One of few survivors from the Korean New Wave, which dominated Tartan and Artificial Eye DVDs in the mid-00s, Bong Joon-Ho is a craftsman who has delivered one of the most entertaining films of the summer with his latest, Netflix produced feature.
Beginning in Korea but eventually making its way stateside, Okja is the story of a girl and her giant pig. When a corporation steals the swine, the little girl goes after her best friend. At times this seems like a greatest hits version of Boon Jong-Ho’s career. There’s the city-wide monster chase sequence lifted from his most enjoyable film, The Host. There’s the environmental and social commentary of Snowpiercer, delivered with just as much subtlety in that previous film (not that it matters, for such a cartoonish blockbuster as this). There’s the familial obsession of Mother and the sprawl of Memories of Murder. But this all comes easily to Bong, who oversees this effort with an effortless skill, a strong control of tone and a Spielbergian sense of wonder. There’s also Tilda Swinton, who attempts to one up her Snowpiercer turn as a vicious autocrat channeling Margaret Thatcher by here portraying a humourless, late-capitalist dictator through Teresa May. She is bonkers, but here Swinton doesn’t suffocate the film around her, working as a tool of the entire production.

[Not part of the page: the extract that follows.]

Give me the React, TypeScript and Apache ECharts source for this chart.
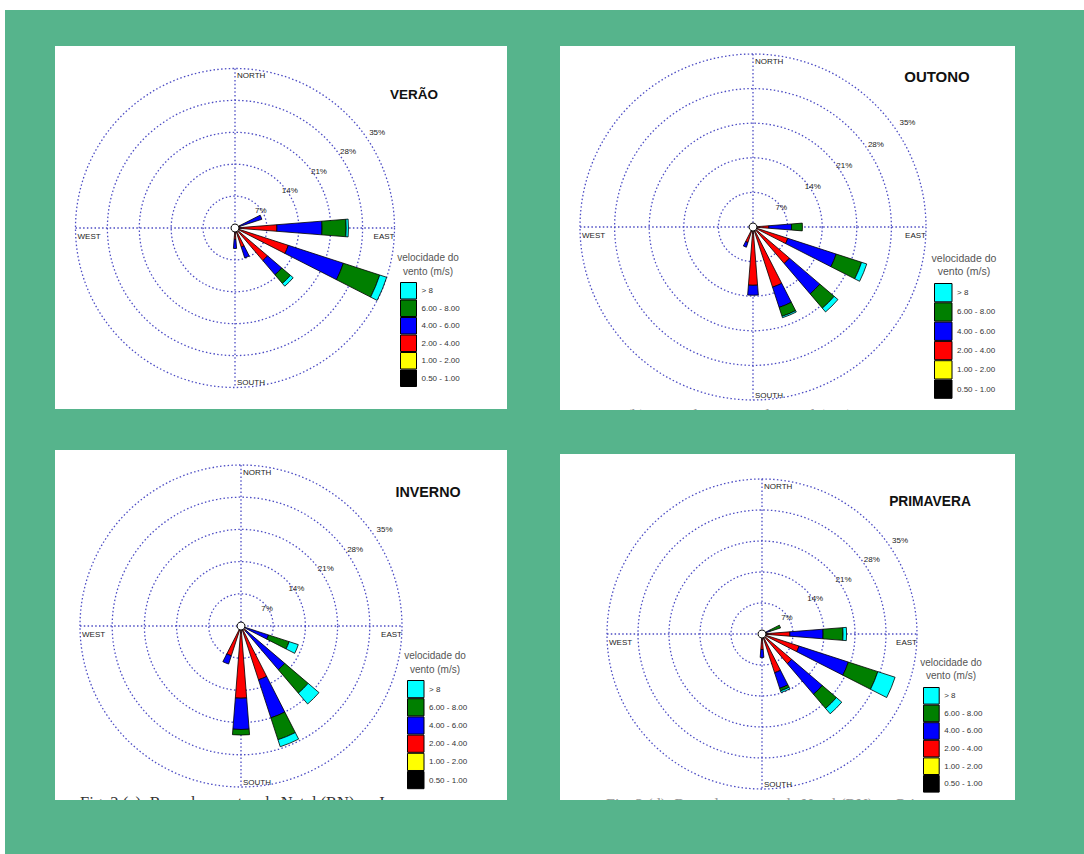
import React, { useEffect, useRef } from "react";
import * as echarts from "echarts";

// ---------- DATA ----------
const DIRECTIONS = ["N", "NNE", "NE", "ENE", "E", "ESE", "SE", "SSE", "S", "SSW", "SW", "WSW", "W", "WNW", "NW", "NNW"];
const SPEED_CLASSES = ["0.50 - 1.00", "1.00 - 2.00", "2.00 - 4.00", "4.00 - 6.00", "6.00 - 8.00", "> 8"];
const SPEED_COLORS = ["#000000", "#ffff00", "#ff0000", "#0000ff", "#007f00", "#00ffff"];
const RING_TICKS = [7, 14, 21, 28, 35];
const SEASONS = ["VERÃO", "OUTONO", "INVERNO", "PRIMAVERA"];
const COMPASS = ["NORTH", "EAST", "SOUTH", "WEST"];
const LEGEND_TITLE = "velocidade do\nvento (m/s)";
const CAPTIONS = [
  "Fig. 2 (b): Rosa dos ventos de Natal (RN) no Outono",
  "Fig. 2 (c): Rosa dos ventos de Natal (RN) no Inverno",
  "Fig. 2 (d): Rosa dos ventos de Natal (RN) na Primavera",
];

// frequency (%) of each speed class per direction (N, NNE, ... NNW)
//                    N  NNE NE  ENE  E    ESE   SE   SSE  S    SSW SW WSW W WNW NW NNW
const VERAO_050_100 = [0, 0, 0, 0.2, 0.2, 0.2, 0.2, 0.2, 0.2, 0, 0, 0, 0, 0, 0, 0];
const VERAO_100_200 = [0, 0, 0, 0.3, 0.3, 0.3, 0.3, 0.3, 0.3, 0, 0, 0, 0, 0, 0, 0];
const VERAO_200_400 = [0, 0, 0, 0.7, 8.7, 11.8, 8.9, 3.9, 2.0, 0, 0, 0, 0, 0, 0, 0];
const VERAO_400_600 = [0, 0, 0, 5.0, 9.9, 12.7, 4.1, 2.5, 2.0, 0, 0, 0, 0, 0, 0, 0];
const VERAO_600_800 = [0, 0, 0, 0, 5.3, 8.4, 2.5, 0, 0, 0, 0, 0, 0, 0, 0, 0];
const VERAO_GT8 = [0, 0, 0, 0, 0.5, 1.6, 0.8, 0, 0, 0, 0, 0, 0, 0, 0, 0];

const OUTONO_050_100 = [0, 0, 0, 0, 0.2, 0.2, 0.2, 0.2, 0.2, 0.2, 0, 0, 0, 0, 0, 0];
const OUTONO_100_200 = [0, 0, 0, 0, 0.3, 0.3, 0.3, 0.3, 0.3, 0.3, 0, 0, 0, 0, 0, 0];
const OUTONO_200_400 = [0, 0, 0, 0, 2.7, 6.9, 9.2, 12.3, 11.3, 2.8, 0, 0, 0, 0, 0, 0];
const OUTONO_400_600 = [0, 0, 0, 0, 4.6, 10.3, 8.1, 4.3, 2.0, 1.0, 0, 0, 0, 0, 0, 0];
const OUTONO_600_800 = [0, 0, 0, 0, 2.2, 5.4, 3.8, 1.9, 0, 0, 0, 0, 0, 0, 0, 0];
const OUTONO_GT8 = [0, 0, 0, 0, 0, 1.1, 1.0, 0.3, 0, 0, 0, 0, 0, 0, 0, 0];

const INVERNO_050_100 = [0, 0, 0, 0, 0, 0.2, 0.2, 0.2, 0.2, 0.2, 0, 0, 0, 0, 0, 0];
const INVERNO_100_200 = [0, 0, 0, 0, 0, 0.3, 0.3, 0.3, 0.3, 0.3, 0, 0, 0, 0, 0, 0];
const INVERNO_200_400 = [0, 0, 0, 0, 0, 0.5, 1.0, 11.8, 15.2, 6.3, 0, 0, 0, 0, 0, 0];
const INVERNO_400_600 = [0, 0, 0, 0, 0, 5.3, 11.0, 8.7, 6.8, 1.9, 0, 0, 0, 0, 0, 0];
const INVERNO_600_800 = [0, 0, 0, 0, 0, 4.7, 6.7, 5.0, 1.2, 0, 0, 0, 0, 0, 0, 0];
const INVERNO_GT8 = [0, 0, 0, 0, 0, 2.1, 3.1, 1.6, 0, 0, 0, 0, 0, 0, 0, 0];

const PRIMAVERA_050_100 = [0, 0, 0, 0.2, 0.2, 0.2, 0.2, 0.2, 0.2, 0, 0, 0, 0, 0, 0, 0];
const PRIMAVERA_100_200 = [0, 0, 0, 0.3, 0.3, 0.3, 0.3, 0.3, 0.3, 0, 0, 0, 0, 0, 0, 0];
const PRIMAVERA_200_400 = [0, 0, 0, 0.5, 5.8, 8.3, 8.3, 8.7, 3.0, 0, 0, 0, 0, 0, 0, 0];
const PRIMAVERA_400_600 = [0, 0, 0, 1.0, 7.5, 11.7, 9.1, 3.7, 1.8, 0, 0, 0, 0, 0, 0, 0];
const PRIMAVERA_600_800 = [0, 0, 0, 2.4, 4.5, 7.0, 4.2, 0.6, 0, 0, 0, 0, 0, 0, 0, 0];
const PRIMAVERA_GT8 = [0, 0, 0, 0, 0.8, 4.1, 1.6, 0.4, 0, 0, 0, 0, 0, 0, 0, 0];

const SEASON_DATA = [
  [VERAO_050_100, VERAO_100_200, VERAO_200_400, VERAO_400_600, VERAO_600_800, VERAO_GT8],
  [OUTONO_050_100, OUTONO_100_200, OUTONO_200_400, OUTONO_400_600, OUTONO_600_800, OUTONO_GT8],
  [INVERNO_050_100, INVERNO_100_200, INVERNO_200_400, INVERNO_400_600, INVERNO_600_800, INVERNO_GT8],
  [PRIMAVERA_050_100, PRIMAVERA_100_200, PRIMAVERA_200_400, PRIMAVERA_400_600, PRIMAVERA_600_800, PRIMAVERA_GT8],
];

// ---------- LAYOUT ----------
const PANELS = [
  { cx: 235, cy: 228, r: 159.5, box: [55, 46, 452, 363], title: [414, 94], titleSize: 13.5,
    legend: { x: 400, y: 282, w: 16, h: 16.5 }, legendTitle: [428, 264.5], ltSize: 10 },
  { cx: 753, cy: 227, r: 173, box: [560, 46, 455, 364], title: [937, 76], titleSize: 15,
    legend: { x: 934, y: 283, w: 17.5, h: 18.3 }, legendTitle: [964, 264.5], ltSize: 10.5 },
  { cx: 241, cy: 626, r: 161, box: [55, 450, 452, 350], title: [428, 492], titleSize: 14.3,
    legend: { x: 407, y: 680, w: 16.5, h: 17.2 }, legendTitle: [435, 662.5], ltSize: 10 },
  { cx: 762, cy: 634, r: 155, box: [560, 454, 455, 346], title: [930, 501], titleSize: 13.8,
    legend: { x: 923, y: 687, w: 15.7, h: 16.6 }, legendTitle: [951, 669], ltSize: 10 },
];

const BG_GREEN = "#56b48c";
const GRID_COLOR = "#4c4cc4";
const DASH = [1.5, 2.3];
const FONT = "'Liberation Sans', Arial, sans-serif";
const SERIF = "'Liberation Serif', 'Times New Roman', serif";

function txt(x: number, y: number, text: string, o: any) {
  const align = o.align || "left";
  const valign = o.valign || "middle";
  return {
    type: "text",
    x,
    y,
    z: o.z ?? 5,
    silent: true,
    style: {
      text,
      fill: o.fill || "#222",
      fontSize: o.size || 8,
      fontFamily: o.family || FONT,
      fontWeight: o.weight || "normal",
      lineHeight: o.lineHeight,
      align,
      verticalAlign: valign,
      textAlign: align,
      textVerticalAlign: valign,
    },
  };
}

function buildOption() {
  const graphics: any[] = [];
  graphics.push({ type: "rect", z: -100, silent: true, shape: { x: 5, y: 10, width: 1079, height: 844 }, style: { fill: BG_GREEN } });

  PANELS.forEach((p, i) => {
    graphics.push({ type: "rect", z: -90, silent: true, shape: { x: p.box[0], y: p.box[1], width: p.box[2], height: p.box[3] }, style: { fill: "#ffffff" } });
    const ls = { stroke: GRID_COLOR, lineWidth: 1.3, lineDash: DASH };
    graphics.push({ type: "line", z: 1, silent: true, shape: { x1: p.cx - p.r, y1: p.cy, x2: p.cx + p.r, y2: p.cy }, style: ls });
    graphics.push({ type: "line", z: 1, silent: true, shape: { x1: p.cx, y1: p.cy - p.r, x2: p.cx, y2: p.cy + p.r }, style: ls });
    graphics.push({ type: "circle", z: 10, silent: true, shape: { cx: p.cx, cy: p.cy, r: 4 }, style: { fill: "#ffffff", stroke: "#000000", lineWidth: 1 } });

    // compass labels
    graphics.push(txt(p.cx + 2, p.cy - p.r + 7, COMPASS[0], {}));
    graphics.push(txt(p.cx + p.r, p.cy + 8, COMPASS[1], { align: "right" }));
    graphics.push(txt(p.cx + 2, p.cy + p.r - 5, COMPASS[2], {}));
    graphics.push(txt(p.cx - p.r + 2, p.cy + 8, COMPASS[3], {}));

    // ring labels
    const a = (56 * Math.PI) / 180;
    RING_TICKS.forEach((v) => {
      const rr = ((p.r * v) / 35) * 1.1 - 4;
      graphics.push(txt(p.cx + rr * Math.sin(a), p.cy - rr * Math.cos(a), `${v}%`, { align: "center" }));
    });

    // title
    graphics.push(txt(p.title[0], p.title[1], SEASONS[i], { align: "center", size: p.titleSize, weight: "bold", fill: "#111" }));
    // legend title
    graphics.push(txt(p.legendTitle[0], p.legendTitle[1], LEGEND_TITLE, { align: "center", size: p.ltSize, fill: "#555", lineHeight: 13.5 }));
  });

  // captions (partly hidden below the panels)
  graphics.push(txt(585, 407, CAPTIONS[0], { valign: "top", size: 16, family: SERIF, fill: "#9a9a9a", z: -80 }));
  graphics.push(txt(80, 794, CAPTIONS[1], { valign: "top", size: 16.5, family: SERIF, fill: "#333", z: -80 }));
  graphics.push(txt(606, 796, CAPTIONS[2], { valign: "top", size: 16, family: SERIF, fill: "#9a9a9a", z: -80 }));
  graphics.push({ type: "rect", z: -70, silent: true, shape: { x: 520, y: 410, width: 564, height: 44 }, style: { fill: BG_GREEN } });
  graphics.push({ type: "rect", z: -70, silent: true, shape: { x: 5, y: 800, width: 1079, height: 54 }, style: { fill: BG_GREEN } });

  const series: any[] = [];
  SEASON_DATA.forEach((classes, i) => {
    classes.forEach((vals, k) => {
      series.push({
        type: "bar",
        name: SPEED_CLASSES[k],
        coordinateSystem: "polar",
        polarIndex: i,
        stack: "rose" + i,
        barWidth: "40%",
        silent: true,
        data: vals.map((v) => (v > 0 ? v : null)),
        itemStyle: { color: SPEED_COLORS[k], borderColor: "#000000", borderWidth: 0.8 },
        emphasis: { disabled: true },
      });
    });
  });

  return {
    animation: false,
    backgroundColor: "#ffffff",
    polar: PANELS.map((p) => ({ center: [p.cx, p.cy], radius: p.r })),
    angleAxis: PANELS.map((_, i) => ({
      polarIndex: i,
      type: "category",
      data: DIRECTIONS,
      startAngle: 90 + 360 / 32,
      clockwise: true,
      axisLine: { show: false },
      axisTick: { show: false },
      axisLabel: { show: false },
      splitLine: { show: false },
      splitArea: { show: false },
    })),
    radiusAxis: PANELS.map((_, i) => ({
      polarIndex: i,
      type: "value",
      min: 0,
      max: 35,
      interval: 7,
      axisLine: { show: false },
      axisTick: { show: false },
      axisLabel: { show: false },
      splitArea: { show: false },
      splitLine: { show: true, lineStyle: { color: GRID_COLOR, width: 1.3, type: DASH } },
    })),
    legend: PANELS.map((p) => ({
      orient: "vertical",
      left: p.legend.x,
      top: p.legend.y,
      itemWidth: p.legend.w,
      itemHeight: p.legend.h,
      itemGap: 0,
      padding: 0,
      icon: "rect",
      selectedMode: false,
      data: [...SPEED_CLASSES].reverse(),
      itemStyle: { borderColor: "#000000", borderWidth: 1 },
      textStyle: { fontSize: 8, color: "#333", fontFamily: FONT },
    })),
    graphic: { elements: graphics },
    series,
  };
}

export default function App() {
  const ref = useRef<HTMLDivElement>(null);
  useEffect(() => {
    const chart = echarts.init(ref.current as HTMLDivElement, null, { renderer: "svg" });
    chart.setOption(buildOption() as any);
    return () => chart.dispose();
  }, []);
  return <div ref={ref} style={{ position: "absolute", left: 0, top: 0, width: 1084, height: 854 }} />;
}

Jake Gyllenhaal as one of her underlings however, needs to be told to stop. He tries to outmatch Swinton in the extravagance department and just comes off as ill disciplined. Okja is loose to the point of messiness but Gyllenhaal doesn’t help matters. He seems desperate here, as he ever is, to hide his movie star looks behind performative ticks and costume decisions: think Nightcrawler’s weight loss or Southpaw’s weight gain; Nocturnal Animals’ histrionics. Here he dons a Marc Maron ‘tache and plays it camp, leading to a painfully ill-judged drunk scene which intends to be the climax of the film’s horror but instead loses its power as he flops around the frame, slurring his lines to make sure the audience knows he is drunk.
One also struggles to compute the extent to which Okja has been adjusted for Netflix. Integrating the exposition heavy world building with credits neatly avoids the ‘skip credits’ button recently implemented by the company, for example. Vast landscape shots lose their impact on the small screen. With this in mind, has Ho shifted his choice of shots? At times it seems so. But there are still detailed shots which display a strong depth of field.
This adjustment of style is not as egregious as Gladiator, for example, in which Ridley Scott was clearly playing for the booming DVD market by shooting his Roman epic entirely in medium and close up, but Netflix chief Ted Sarandos does seem to have left his mark. Perhaps this is appropriate, as Bong has delivered a product befitting of the medium upon which it is delivered. It is fast paced, with regular location changes and a large cast of characters and cameos.
But it is significant, too, that so much of the conversation surrounding the film inevitably discusses its distribution method. Netflix has once again managed to swallow up the impact of the actual film in order to make the story about themselves, their ability to poach strong talent, and the games they play to promote the product. This time they preyed on Cannes and the publicity hungry Thierry Frémaux, who baited the press into an extreme reaction by selecting Okja (and Noah Baumbach’s upcoming The Meyerwitz Stories, also on Netflix) for main competition. It played right into the hand of Netflix, who managed to drum up anticipation and a positive backlash for this strange Korean film which . Had it been a Fox Searchlight release, it is hard to see such a commercial effort in competition. But had Bong not designed it for streaming, Okja would likely have looked very different.
Ultimately, if Netflix is the only company willing to give a director as proven as Bong a platform, then we cannot complain, even if the results don’t entirely resemble the cinema we remember.